--- BEGIN ---

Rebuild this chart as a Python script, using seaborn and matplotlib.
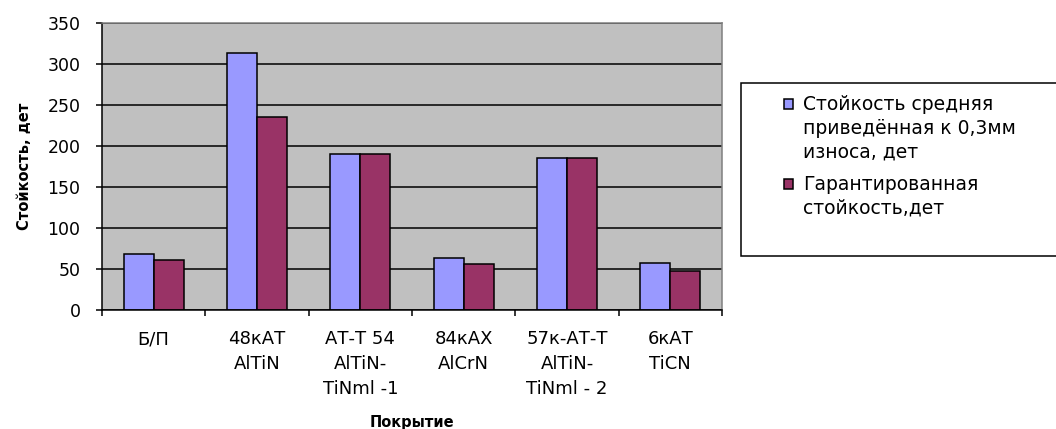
import matplotlib
matplotlib.use("Agg")
import matplotlib.pyplot as plt
from matplotlib.patches import Rectangle
from matplotlib.legend_handler import HandlerPatch
import numpy as np
import pandas as pd
import seaborn as sns

# Coating variants (tick labels are wrapped over several lines)
coatings = [
    "Б/П",
    "48кАТ\nAlTiN",
    "АТ-Т 54\nAlTiN-\nTiNml -1",
    "84кАХ\nAlCrN",
    "57к-АТ-Т\nAlTiN-\nTiNml - 2",
    "6кАТ\nTiCN",
]
mean_life = [68, 313, 190, 63, 185, 57]        # average tool life reduced to 0.3 mm wear
guaranteed_life = [61, 235, 190, 56, 185, 48]  # guaranteed tool life

series_names = [
    "Стойкость средняя приведённая к 0,3мм износа, дет",
    "Гарантированная стойкость,дет",
]
legend_labels = [
    "Стойкость средняя\nприведённая к 0,3мм\nизноса, дет",
    "Гарантированная\nстойкость,дет",
]
colors = ["#9999FF", "#993366"]

df = pd.DataFrame({
    "coating": coatings * 2,
    "value": mean_life + guaranteed_life,
    "series": [series_names[0]] * len(coatings) + [series_names[1]] * len(coatings),
})

sns.set_theme(style="white")
plt.rcParams["font.family"] = ["DejaVu Sans"]

W, H = 1056, 429
fig = plt.figure(figsize=(W / 100, H / 100), dpi=100)
ax = fig.add_axes([102 / W, 1 - 310 / H, (722 - 102) / W, (310 - 23) / H])

sns.barplot(
    data=df, x="coating", y="value", hue="series",
    order=coatings, hue_order=series_names,
    palette=colors, width=0.58, edgecolor="black", linewidth=1.1,
    saturation=1, ax=ax, legend=True,
)

ax.set_facecolor("#C0C0C0")
ax.set_ylim(0, 350)
ax.set_xlim(-0.5, len(coatings) - 0.5)
ax.set_yticks(np.arange(0, 351, 50))
ax.yaxis.grid(True, color="black", linewidth=1.1)
ax.xaxis.grid(False)
ax.set_axisbelow(True)

for side in ("left", "bottom"):
    ax.spines[side].set_color("black")
    ax.spines[side].set_linewidth(1.1)
for side in ("top", "right"):
    ax.spines[side].set_visible(True)
    ax.spines[side].set_color("#808080")
    ax.spines[side].set_linewidth(1.1)

# Category labels on major ticks, boundary tick marks on minor ticks
ax.set_xticks(range(len(coatings)))
ax.set_xticklabels(coatings, fontsize=13, linespacing=1.5, va="top")
ax.set_xticks(np.arange(-0.5, len(coatings), 1.0), minor=True)
ax.tick_params(axis="x", which="major", length=0, pad=14.5)
ax.tick_params(axis="x", which="minor", length=4.5, width=1.1, color="black",
               direction="out", bottom=True)
ax.tick_params(axis="y", which="major", length=4.5, width=1.1, color="black",
               direction="out", left=True, pad=11, labelsize=12.5)
for lbl in ax.get_yticklabels() + ax.get_xticklabels():
    lbl.set_color("black")

ax.set_ylabel("Стойкость, дет", fontsize=10.5, fontweight="bold", color="black")
ax.yaxis.set_label_coords(-0.113, 0.5)
ax.set_xlabel("Покрытие", fontsize=10.5, fontweight="bold", color="black")
ax.xaxis.set_label_coords(0.5, -0.365)


def square_marker(legend, orig_handle, xdescent, ydescent, width, height, fontsize):
    """Small square centred in the handle box."""
    side = 0.5 * fontsize
    x0 = -xdescent + (width - side) / 2
    y0 = -ydescent + (height - side) / 2
    return Rectangle((x0, y0), side, side)


# Legend with a fixed-size framed box
handles, _ = ax.get_legend_handles_labels()
ax.get_legend().remove()
fig.patches.append(Rectangle((741 / W, 1 - 256 / H), (1060 - 741) / W,
                             (256 - 83) / H, transform=fig.transFigure,
                             facecolor="white", edgecolor="black", linewidth=1.1,
                             zorder=0))
leg = fig.legend(handles, legend_labels, loc="upper left",
                 bbox_to_anchor=(784 / W, 1 - 95 / H), frameon=False,
                 fontsize=13.5, handlelength=0.5, handleheight=1.12,
                 handletextpad=0.5, labelspacing=0.7, borderpad=0,
                 borderaxespad=0,
                 handler_map={h: HandlerPatch(patch_func=square_marker) for h in handles})
for t in leg.get_texts():
    t.set_linespacing(1.33)
    t.set_color("black")
# put each marker beside the first line of its label
try:
    for column in leg._legend_handle_box.get_children():
        for row in column.get_children():
            row.align = "top"
except AttributeError:
    pass

fig.savefig("out.png", dpi=100, facecolor="white")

--- END ---

Set the listing down in full and exactly. Pictures within it should not appear in the copy.

Correct output
Rebuild this chart as a Python script, using seaborn and matplotlib.
import matplotlib
matplotlib.use("Agg")
import matplotlib.pyplot as plt
from matplotlib.patches import Rectangle
from matplotlib.legend_handler import HandlerPatch
import numpy as np
import pandas as pd
import seaborn as sns

# Coating variants (tick labels are wrapped over several lines)
coatings = [
    "Б/П",
    "48кАТ\nAlTiN",
    "АТ-Т 54\nAlTiN-\nTiNml -1",
    "84кАХ\nAlCrN",
    "57к-АТ-Т\nAlTiN-\nTiNml - 2",
    "6кАТ\nTiCN",
]
mean_life = [68, 313, 190, 63, 185, 57]        # average tool life reduced to 0.3 mm wear
guaranteed_life = [61, 235, 190, 56, 185, 48]  # guaranteed tool life

series_names = [
    "Стойкость средняя приведённая к 0,3мм износа, дет",
    "Гарантированная стойкость,дет",
]
legend_labels = [
    "Стойкость средняя\nприведённая к 0,3мм\nизноса, дет",
    "Гарантированная\nстойкость,дет",
]
colors = ["#9999FF", "#993366"]

df = pd.DataFrame({
    "coating": coatings * 2,
    "value": mean_life + guaranteed_life,
    "series": [series_names[0]] * len(coatings) + [series_names[1]] * len(coatings),
})

sns.set_theme(style="white")
plt.rcParams["font.family"] = ["DejaVu Sans"]

W, H = 1056, 429
fig = plt.figure(figsize=(W / 100, H / 100), dpi=100)
ax = fig.add_axes([102 / W, 1 - 310 / H, (722 - 102) / W, (310 - 23) / H])

sns.barplot(
    data=df, x="coating", y="value", hue="series",
    order=coatings, hue_order=series_names,
    palette=colors, width=0.58, edgecolor="black", linewidth=1.1,
    saturation=1, ax=ax, legend=True,
)

ax.set_facecolor("#C0C0C0")
ax.set_ylim(0, 350)
ax.set_xlim(-0.5, len(coatings) - 0.5)
ax.set_yticks(np.arange(0, 351, 50))
ax.yaxis.grid(True, color="black", linewidth=1.1)
ax.xaxis.grid(False)
ax.set_axisbelow(True)

for side in ("left", "bottom"):
    ax.spines[side].set_color("black")
    ax.spines[side].set_linewidth(1.1)
for side in ("top", "right"):
    ax.spines[side].set_visible(True)
    ax.spines[side].set_color("#808080")
    ax.spines[side].set_linewidth(1.1)

# Category labels on major ticks, boundary tick marks on minor ticks
ax.set_xticks(range(len(coatings)))
ax.set_xticklabels(coatings, fontsize=13, linespacing=1.5, va="top")
ax.set_xticks(np.arange(-0.5, len(coatings), 1.0), minor=True)
ax.tick_params(axis="x", which="major", length=0, pad=14.5)
ax.tick_params(axis="x", which="minor", length=4.5, width=1.1, color="black",
               direction="out", bottom=True)
ax.tick_params(axis="y", which="major", length=4.5, width=1.1, color="black",
               direction="out", left=True, pad=11, labelsize=12.5)
for lbl in ax.get_yticklabels() + ax.get_xticklabels():
    lbl.set_color("black")

ax.set_ylabel("Стойкость, дет", fontsize=10.5, fontweight="bold", color="black")
ax.yaxis.set_label_coords(-0.113, 0.5)
ax.set_xlabel("Покрытие", fontsize=10.5, fontweight="bold", color="black")
ax.xaxis.set_label_coords(0.5, -0.365)


def square_marker(legend, orig_handle, xdescent, ydescent, width, height, fontsize):
    """Small square centred in the handle box."""
    side = 0.5 * fontsize
    x0 = -xdescent + (width - side) / 2
    y0 = -ydescent + (height - side) / 2
    return Rectangle((x0, y0), side, side)


# Legend with a fixed-size framed box
handles, _ = ax.get_legend_handles_labels()
ax.get_legend().remove()
fig.patches.append(Rectangle((741 / W, 1 - 256 / H), (1060 - 741) / W,
                             (256 - 83) / H, transform=fig.transFigure,
                             facecolor="white", edgecolor="black", linewidth=1.1,
                             zorder=0))
leg = fig.legend(handles, legend_labels, loc="upper left",
                 bbox_to_anchor=(784 / W, 1 - 95 / H), frameon=False,
                 fontsize=13.5, handlelength=0.5, handleheight=1.12,
                 handletextpad=0.5, labelspacing=0.7, borderpad=0,
                 borderaxespad=0,
                 handler_map={h: HandlerPatch(patch_func=square_marker) for h in handles})
for t in leg.get_texts():
    t.set_linespacing(1.33)
    t.set_color("black")
# put each marker beside the first line of its label
try:
    for column in leg._legend_handle_box.get_children():
        for row in column.get_children():
            row.align = "top"
except AttributeError:
    pass

fig.savefig("out.png", dpi=100, facecolor="white")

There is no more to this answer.